He doesn’t do tricks. Be respectful, for goodness sake.
They’re not tricks. They are “performance pieces.”
“Ya know, something a little more grandiose than just ‘trick,’” begged Craig Karges, a Wheeling resident who has performed more than 5,500 mindbending shows worldwide and across the country. “And the pieces make up my routines.”
Routines?
“Routines.”
Karges has been amazing audiences since he was in grade school at St. Vincent’s. It’s how he paid for college, an education, as it turned out, he didn’t need. It is the only job he’s ever had.
“I thought I’d have to have a full-time job and that I would do this other stuff on the side,” he said with a chuckle. “But the show was really popular for a long time. In fact, until Covid hit, I was really, really busy. It’s only now really starting to come back.”
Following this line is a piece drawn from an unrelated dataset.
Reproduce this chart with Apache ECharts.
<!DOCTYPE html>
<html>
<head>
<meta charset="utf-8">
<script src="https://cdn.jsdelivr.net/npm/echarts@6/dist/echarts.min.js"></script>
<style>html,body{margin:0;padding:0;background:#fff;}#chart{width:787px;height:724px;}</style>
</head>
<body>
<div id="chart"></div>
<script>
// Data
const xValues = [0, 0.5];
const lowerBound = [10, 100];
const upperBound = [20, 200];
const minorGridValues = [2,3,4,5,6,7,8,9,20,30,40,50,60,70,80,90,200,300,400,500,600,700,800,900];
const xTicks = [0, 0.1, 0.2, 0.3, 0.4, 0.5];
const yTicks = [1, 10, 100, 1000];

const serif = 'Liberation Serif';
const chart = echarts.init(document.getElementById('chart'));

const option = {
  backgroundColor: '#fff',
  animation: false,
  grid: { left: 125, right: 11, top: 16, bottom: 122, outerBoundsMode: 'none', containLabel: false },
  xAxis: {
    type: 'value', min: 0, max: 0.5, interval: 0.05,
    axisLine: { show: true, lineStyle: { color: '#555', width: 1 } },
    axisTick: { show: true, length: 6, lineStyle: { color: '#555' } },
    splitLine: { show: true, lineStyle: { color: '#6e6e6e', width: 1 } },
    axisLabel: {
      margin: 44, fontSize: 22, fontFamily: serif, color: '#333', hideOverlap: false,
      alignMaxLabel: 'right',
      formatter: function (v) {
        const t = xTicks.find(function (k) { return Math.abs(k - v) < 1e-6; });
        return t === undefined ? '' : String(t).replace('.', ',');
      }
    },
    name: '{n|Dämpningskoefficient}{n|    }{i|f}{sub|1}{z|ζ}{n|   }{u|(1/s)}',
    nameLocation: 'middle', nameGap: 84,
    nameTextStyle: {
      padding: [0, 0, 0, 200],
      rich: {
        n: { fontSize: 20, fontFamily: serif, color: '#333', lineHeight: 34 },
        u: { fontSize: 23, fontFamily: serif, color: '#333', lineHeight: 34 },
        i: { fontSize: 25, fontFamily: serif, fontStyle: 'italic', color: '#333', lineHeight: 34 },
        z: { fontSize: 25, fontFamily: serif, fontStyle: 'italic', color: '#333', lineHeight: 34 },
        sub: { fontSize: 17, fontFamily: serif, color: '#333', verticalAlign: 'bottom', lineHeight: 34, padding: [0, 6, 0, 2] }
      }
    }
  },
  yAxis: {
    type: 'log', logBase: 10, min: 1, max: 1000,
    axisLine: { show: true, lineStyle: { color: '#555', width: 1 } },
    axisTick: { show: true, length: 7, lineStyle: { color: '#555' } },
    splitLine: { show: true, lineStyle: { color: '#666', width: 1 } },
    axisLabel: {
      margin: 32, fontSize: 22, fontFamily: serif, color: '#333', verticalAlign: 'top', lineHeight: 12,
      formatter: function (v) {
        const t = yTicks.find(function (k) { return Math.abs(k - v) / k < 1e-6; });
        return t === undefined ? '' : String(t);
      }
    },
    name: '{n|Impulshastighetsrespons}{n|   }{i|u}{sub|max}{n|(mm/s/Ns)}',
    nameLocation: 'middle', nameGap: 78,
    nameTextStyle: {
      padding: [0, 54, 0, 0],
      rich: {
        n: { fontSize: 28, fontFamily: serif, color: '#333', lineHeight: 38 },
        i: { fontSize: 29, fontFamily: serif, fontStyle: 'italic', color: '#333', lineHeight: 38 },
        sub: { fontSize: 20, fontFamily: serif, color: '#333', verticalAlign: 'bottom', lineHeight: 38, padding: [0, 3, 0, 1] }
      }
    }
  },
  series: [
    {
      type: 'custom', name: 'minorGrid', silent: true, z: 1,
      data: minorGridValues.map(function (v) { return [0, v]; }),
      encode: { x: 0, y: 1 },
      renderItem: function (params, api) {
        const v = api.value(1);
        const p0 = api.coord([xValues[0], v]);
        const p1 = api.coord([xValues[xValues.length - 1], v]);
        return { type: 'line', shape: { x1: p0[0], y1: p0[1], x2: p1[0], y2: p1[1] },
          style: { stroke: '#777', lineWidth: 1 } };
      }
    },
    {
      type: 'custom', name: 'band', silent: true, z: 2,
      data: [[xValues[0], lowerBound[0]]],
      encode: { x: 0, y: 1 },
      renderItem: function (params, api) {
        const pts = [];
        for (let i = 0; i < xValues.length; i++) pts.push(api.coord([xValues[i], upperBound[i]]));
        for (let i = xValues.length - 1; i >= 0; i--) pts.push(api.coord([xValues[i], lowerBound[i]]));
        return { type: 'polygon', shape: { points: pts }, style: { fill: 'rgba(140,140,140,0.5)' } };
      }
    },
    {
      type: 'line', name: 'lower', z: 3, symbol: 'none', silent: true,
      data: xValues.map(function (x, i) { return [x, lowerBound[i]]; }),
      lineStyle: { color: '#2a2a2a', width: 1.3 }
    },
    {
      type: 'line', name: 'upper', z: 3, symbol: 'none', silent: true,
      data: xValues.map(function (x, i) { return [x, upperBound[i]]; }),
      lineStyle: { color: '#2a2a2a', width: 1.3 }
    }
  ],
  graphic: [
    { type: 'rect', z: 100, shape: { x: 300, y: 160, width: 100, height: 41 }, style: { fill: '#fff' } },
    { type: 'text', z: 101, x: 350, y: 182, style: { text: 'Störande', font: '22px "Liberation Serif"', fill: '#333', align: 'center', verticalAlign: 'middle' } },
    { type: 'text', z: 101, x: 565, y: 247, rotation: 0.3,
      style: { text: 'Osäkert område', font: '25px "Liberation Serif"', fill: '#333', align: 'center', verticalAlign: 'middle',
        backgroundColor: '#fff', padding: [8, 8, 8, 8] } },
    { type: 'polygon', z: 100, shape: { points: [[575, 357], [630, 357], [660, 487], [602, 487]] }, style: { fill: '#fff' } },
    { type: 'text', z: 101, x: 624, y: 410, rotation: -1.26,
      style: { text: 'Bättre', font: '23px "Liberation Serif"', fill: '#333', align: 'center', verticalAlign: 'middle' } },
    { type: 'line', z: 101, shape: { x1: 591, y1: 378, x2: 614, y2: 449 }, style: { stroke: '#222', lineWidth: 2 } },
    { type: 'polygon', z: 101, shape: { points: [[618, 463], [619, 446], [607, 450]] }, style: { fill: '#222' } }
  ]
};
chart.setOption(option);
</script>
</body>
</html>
And that is why Karges has resumed developing new “performance pieces” for his “routine.” It’s been fun, he insisted, until, that is (he has to admit to himself) he doesn’t feel it.
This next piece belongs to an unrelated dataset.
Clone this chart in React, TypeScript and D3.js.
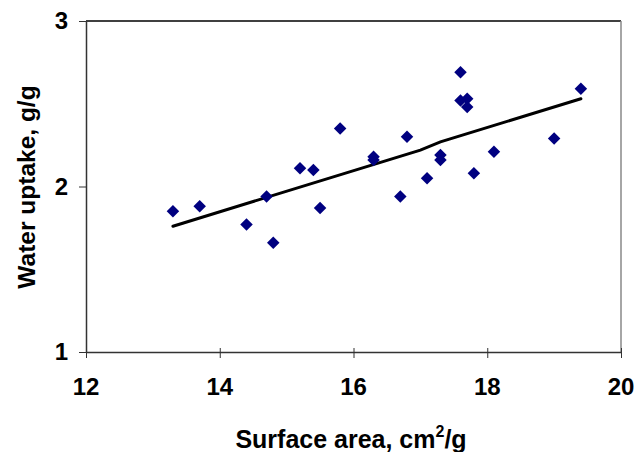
import { useEffect, useRef } from "react"
import * as d3 from "d3"

// scatter points
const surfaceArea = [13.3, 13.7, 14.4, 14.7, 14.8, 15.2, 15.4, 15.5, 15.8, 16.3, 16.3, 16.7, 16.8, 17.1, 17.3, 17.3, 17.6, 17.6, 17.7, 17.7, 17.8, 18.1, 19.0, 19.4]
const waterUptake = [1.85, 1.88, 1.77, 1.94, 1.66, 2.11, 2.10, 1.87, 2.35, 2.18, 2.16, 1.94, 2.30, 2.05, 2.19, 2.16, 2.69, 2.52, 2.53, 2.48, 2.08, 2.21, 2.29, 2.59]

// fitted line
const trendX = [13.3, 17.0, 17.3, 19.4]
const trendY = [1.76, 2.22, 2.27, 2.53]

const xTicks = [12, 14, 16, 18, 20]
const yTicks = [1, 2, 3]

const App = () => {
  const svgRef = useRef<SVGSVGElement>(null)

  useEffect(() => {
    const svg = d3.select(svgRef.current)
    svg.selectAll("*").remove()

    const left = 86, right = 621, top = 21, bottom = 352
    const font = "Liberation Sans, Arial, sans-serif"

    const x = d3.scaleLinear().domain([12, 20]).range([left, right])
    const y = d3.scaleLinear().domain([1, 3]).range([bottom, top])

    // frame top and right
    svg.append("line")
      .attr("x1", left).attr("x2", right).attr("y1", top).attr("y2", top)
      .attr("stroke", "#000").attr("stroke-width", 1.5)
    svg.append("line")
      .attr("x1", right).attr("x2", right).attr("y1", top).attr("y2", bottom)
      .attr("stroke", "#888").attr("stroke-width", 1.5)

    // x axis (labels drawn separately)
    const gx = svg.append("g")
      .attr("transform", `translate(0, ${bottom})`)
      .call(d3.axisBottom(x).tickValues(xTicks).tickSize(6).tickSizeOuter(0).tickFormat(() => ""))
    gx.select(".domain").attr("stroke", "#333").attr("stroke-width", 1.5)
    gx.selectAll(".tick line").attr("stroke", "#333").attr("y1", -4)

    svg.append("g")
      .attr("font-family", font).attr("font-size", 24).attr("font-weight", "bold")
      .attr("text-anchor", "middle")
      .selectAll("text")
      .data(xTicks)
      .join("text")
      .attr("x", d => x(d))
      .attr("y", bottom + 43)
      .text(d => d)

    // y axis
    const gy = svg.append("g")
      .attr("transform", `translate(${left}, 0)`)
      .call(d3.axisLeft(y).tickValues(yTicks).tickSize(7).tickSizeOuter(0).tickFormat(() => ""))
    gy.select(".domain").attr("stroke", "#333").attr("stroke-width", 1.5)
    gy.selectAll(".tick line").attr("stroke", "#333")

    svg.append("g")
      .attr("font-family", font).attr("font-size", 24).attr("font-weight", "bold")
      .attr("text-anchor", "end")
      .selectAll("text")
      .data(yTicks)
      .join("text")
      .attr("x", left - 18)
      .attr("y", d => y(d) + 8)
      .text(d => d)

    // trend line
    const line = d3.line<number>()
      .x((d, i) => x(trendX[i]))
      .y(d => y(d))
    svg.append("path")
      .datum(trendY)
      .attr("fill", "none")
      .attr("stroke", "#000")
      .attr("stroke-width", 3)
      .attr("stroke-linecap", "round")
      .attr("d", line)

    // diamonds
    const diamond = d3.symbol().type(d3.symbolSquare).size(78)
    svg.append("g")
      .selectAll("path")
      .data(surfaceArea)
      .join("path")
      .attr("d", diamond)
      .attr("transform", (d, i) => `translate(${x(d)}, ${y(waterUptake[i])}) rotate(45)`)
      .attr("fill", "#000080")

    // titles
    svg.append("text")
      .attr("x", 351).attr("y", 448)
      .attr("text-anchor", "middle")
      .attr("font-family", font).attr("font-size", 25).attr("font-weight", "bold")
      .html("Surface area, cm<tspan dy='-11' font-size='16'>2</tspan><tspan dy='11'>/g</tspan>")

    svg.append("text")
      .attr("transform", `translate(35, 187) rotate(-90)`)
      .attr("text-anchor", "middle")
      .attr("font-family", font).attr("font-size", 24.5).attr("font-weight", "bold")
      .text("Water uptake, g/g")
  }, [])

  return <svg ref={svgRef} width={635} height={452} style={{ position: "absolute", left: 0, top: 0, background: "#fff" }} />
}

export default App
“I have come up with new pieces in a lot of different ways. I’ve seen things in movies, or I’ve read about something somewhere, and I would think about how I could bring the impossible into the show,” Karges explained. “But what’s really difficult is practicing it because everything I do is very interactive and interactive with strangers. That means it’s really impossible for me to practice with my wife because she knows me too well, and it doesn’t work that well.
“So, what that means is that I have to put the piece into the show and see how it goes, and if it really doesn’t feel as if belongs, I either change it or get rid of it, but I have to see if it has legs. Sometimes it does, and sometimes it doesn’t,” he said. “And then I have to do it at least a dozen times before I feel comfortable doing the new piece and to see what the response is. It’s really trial and error and that’s because it usually changes from show to show because it’s all live. And yeah, it has to feel right.”
Or When There’s Bloodshed
But is he a “mentalist,” an “extraordanist,” or an “illusionist”?
“In the beginning, people called me a magician, but I don’t do magic, so that’s not true,” Karges said smiling. “I don’t know. I guess I’m an entertainer who does cool stuff.”
And the Central Catholic alum has performed in 27 countries and all 50 states, and it truly is all fun and games.
Until Karges bleeds, that is.
“To be able to do the things I do on stage, there’s a skill set you have to learn, but another part of it is the art of it all. I may be doing the piece, but I dress it up so I can do what I have to do to make it all work. At least that’s the way it’s supposed to take place,” he explained. “Now, I do this one piece blindfolded where I have these cups, and one of them is covering a spike. I smash the cups while avoiding the spike, but I spiked my hand one day in front of the service personnel of Ohio County Schools.
“When that kind of stuff happens, and it does sometimes, I try to figure out why it happened,” Karges said. “Well, that day, I determined I was too focused on the new material in the show and not concentrating well enough on the material that had been in the show for a while.”
Most of the time, he’s able to play it off and act like nothing went wrong at all. If there is blood, though?
“That’s when it can be really embarrassing,” Karges said – this time with a straight face. “And yes, I do try my best to avoid it in the future.”
Will You Still Need Me, Will You Still Feed Me … When I’m Sixty-Four
There was this one day in March 2020, when Karges’ show schedule was full.
And then the very next day his “routine sheet” was blank, and all residents in the tri-state area were told to go home and stay there. Something called Covid took over, and the virus grounded this extraordinaire to his Wheeling home with his wife, Charlotte.
“The worst part was that no one knew what the future looked like,” Karges remembered. “I did a lot of corporate shows, and those disappeared immediately and are only now starting to come back. Theatres shut down, too, and so did the schools, so we just hung out and ordered a lot of take-out.”
The college circuit was the first to recover, but the theatre industry and corporations have continued to exercise caution when planning employee events. The pandemic, though, caused a pause in an otherwise hectic travel and performance schedule.
“I had taken vacations and time off before, but never that long,” Karges said. “It made me think about how much I still love doing the show, and I did spend time developing new material while everyone waited for things to get back to normal. Now that it is, I’ve been trying to get it built back, but I do wonder sometimes how much it can be built back.
“Trust me, I’m not done and won’t be for a while,” the virtuoso added. “But it’s going to be interesting to see how the rest of the world cooperates.”